EXERCISE AIM | Do not copy the pictures; transcribe all other material exactly.

☆ ☆ ☆ ☆

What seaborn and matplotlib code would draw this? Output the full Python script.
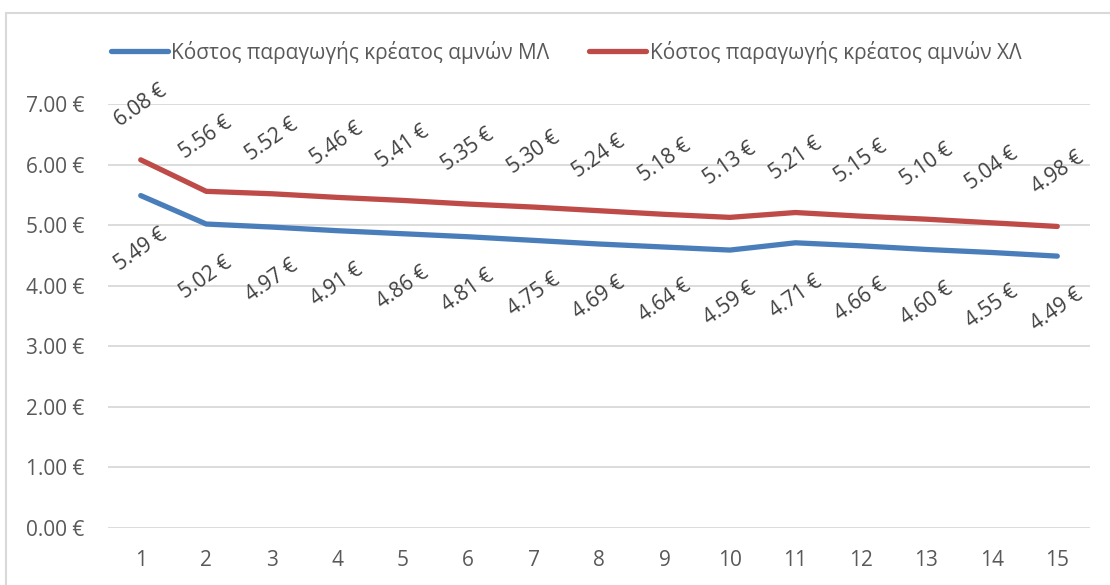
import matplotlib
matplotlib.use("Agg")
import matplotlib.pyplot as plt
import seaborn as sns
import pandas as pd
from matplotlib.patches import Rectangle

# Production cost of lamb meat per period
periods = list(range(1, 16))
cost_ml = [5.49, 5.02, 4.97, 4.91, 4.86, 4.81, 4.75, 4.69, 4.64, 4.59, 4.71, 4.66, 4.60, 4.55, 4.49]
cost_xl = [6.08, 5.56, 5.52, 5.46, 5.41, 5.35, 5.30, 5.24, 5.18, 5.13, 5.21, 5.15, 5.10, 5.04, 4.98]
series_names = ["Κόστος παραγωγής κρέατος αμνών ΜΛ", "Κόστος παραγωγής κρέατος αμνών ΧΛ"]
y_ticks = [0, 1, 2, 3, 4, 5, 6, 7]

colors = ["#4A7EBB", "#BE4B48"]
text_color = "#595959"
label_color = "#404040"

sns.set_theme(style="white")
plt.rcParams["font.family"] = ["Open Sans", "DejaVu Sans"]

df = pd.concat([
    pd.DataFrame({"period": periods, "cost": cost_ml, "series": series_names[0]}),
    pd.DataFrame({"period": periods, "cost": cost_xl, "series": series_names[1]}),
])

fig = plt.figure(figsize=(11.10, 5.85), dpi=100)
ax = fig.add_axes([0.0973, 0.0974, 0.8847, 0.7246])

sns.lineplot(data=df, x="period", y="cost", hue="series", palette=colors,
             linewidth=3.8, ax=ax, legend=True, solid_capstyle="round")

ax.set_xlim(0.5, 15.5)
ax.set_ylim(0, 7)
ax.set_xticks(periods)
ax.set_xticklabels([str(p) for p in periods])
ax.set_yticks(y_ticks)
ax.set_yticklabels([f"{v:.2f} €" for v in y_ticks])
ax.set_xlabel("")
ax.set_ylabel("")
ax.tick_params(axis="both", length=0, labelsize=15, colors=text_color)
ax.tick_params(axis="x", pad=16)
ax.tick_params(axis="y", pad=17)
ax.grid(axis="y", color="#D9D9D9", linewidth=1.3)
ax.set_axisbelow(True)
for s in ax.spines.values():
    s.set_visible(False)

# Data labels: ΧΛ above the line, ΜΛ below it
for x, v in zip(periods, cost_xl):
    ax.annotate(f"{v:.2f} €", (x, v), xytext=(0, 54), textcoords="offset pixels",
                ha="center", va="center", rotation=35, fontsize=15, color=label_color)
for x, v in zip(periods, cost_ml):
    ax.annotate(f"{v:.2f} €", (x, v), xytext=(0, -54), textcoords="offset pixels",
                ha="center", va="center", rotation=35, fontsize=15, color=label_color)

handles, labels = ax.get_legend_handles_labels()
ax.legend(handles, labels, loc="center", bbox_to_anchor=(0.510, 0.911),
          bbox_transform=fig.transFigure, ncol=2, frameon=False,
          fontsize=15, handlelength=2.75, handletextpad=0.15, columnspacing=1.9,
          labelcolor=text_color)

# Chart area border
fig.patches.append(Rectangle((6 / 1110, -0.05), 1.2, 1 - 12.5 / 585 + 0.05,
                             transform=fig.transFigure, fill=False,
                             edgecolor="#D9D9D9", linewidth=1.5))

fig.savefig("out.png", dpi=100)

☆ ☆ ☆ ☆

SOLUTION TO THIS PROBLEM |
What seaborn and matplotlib code would draw this? Output the full Python script.
import matplotlib
matplotlib.use("Agg")
import matplotlib.pyplot as plt
import seaborn as sns
import pandas as pd
from matplotlib.patches import Rectangle

# Production cost of lamb meat per period
periods = list(range(1, 16))
cost_ml = [5.49, 5.02, 4.97, 4.91, 4.86, 4.81, 4.75, 4.69, 4.64, 4.59, 4.71, 4.66, 4.60, 4.55, 4.49]
cost_xl = [6.08, 5.56, 5.52, 5.46, 5.41, 5.35, 5.30, 5.24, 5.18, 5.13, 5.21, 5.15, 5.10, 5.04, 4.98]
series_names = ["Κόστος παραγωγής κρέατος αμνών ΜΛ", "Κόστος παραγωγής κρέατος αμνών ΧΛ"]
y_ticks = [0, 1, 2, 3, 4, 5, 6, 7]

colors = ["#4A7EBB", "#BE4B48"]
text_color = "#595959"
label_color = "#404040"

sns.set_theme(style="white")
plt.rcParams["font.family"] = ["Open Sans", "DejaVu Sans"]

df = pd.concat([
    pd.DataFrame({"period": periods, "cost": cost_ml, "series": series_names[0]}),
    pd.DataFrame({"period": periods, "cost": cost_xl, "series": series_names[1]}),
])

fig = plt.figure(figsize=(11.10, 5.85), dpi=100)
ax = fig.add_axes([0.0973, 0.0974, 0.8847, 0.7246])

sns.lineplot(data=df, x="period", y="cost", hue="series", palette=colors,
             linewidth=3.8, ax=ax, legend=True, solid_capstyle="round")

ax.set_xlim(0.5, 15.5)
ax.set_ylim(0, 7)
ax.set_xticks(periods)
ax.set_xticklabels([str(p) for p in periods])
ax.set_yticks(y_ticks)
ax.set_yticklabels([f"{v:.2f} €" for v in y_ticks])
ax.set_xlabel("")
ax.set_ylabel("")
ax.tick_params(axis="both", length=0, labelsize=15, colors=text_color)
ax.tick_params(axis="x", pad=16)
ax.tick_params(axis="y", pad=17)
ax.grid(axis="y", color="#D9D9D9", linewidth=1.3)
ax.set_axisbelow(True)
for s in ax.spines.values():
    s.set_visible(False)

# Data labels: ΧΛ above the line, ΜΛ below it
for x, v in zip(periods, cost_xl):
    ax.annotate(f"{v:.2f} €", (x, v), xytext=(0, 54), textcoords="offset pixels",
                ha="center", va="center", rotation=35, fontsize=15, color=label_color)
for x, v in zip(periods, cost_ml):
    ax.annotate(f"{v:.2f} €", (x, v), xytext=(0, -54), textcoords="offset pixels",
                ha="center", va="center", rotation=35, fontsize=15, color=label_color)

handles, labels = ax.get_legend_handles_labels()
ax.legend(handles, labels, loc="center", bbox_to_anchor=(0.510, 0.911),
          bbox_transform=fig.transFigure, ncol=2, frameon=False,
          fontsize=15, handlelength=2.75, handletextpad=0.15, columnspacing=1.9,
          labelcolor=text_color)

# Chart area border
fig.patches.append(Rectangle((6 / 1110, -0.05), 1.2, 1 - 12.5 / 585 + 0.05,
                             transform=fig.transFigure, fill=False,
                             edgecolor="#D9D9D9", linewidth=1.5))

fig.savefig("out.png", dpi=100)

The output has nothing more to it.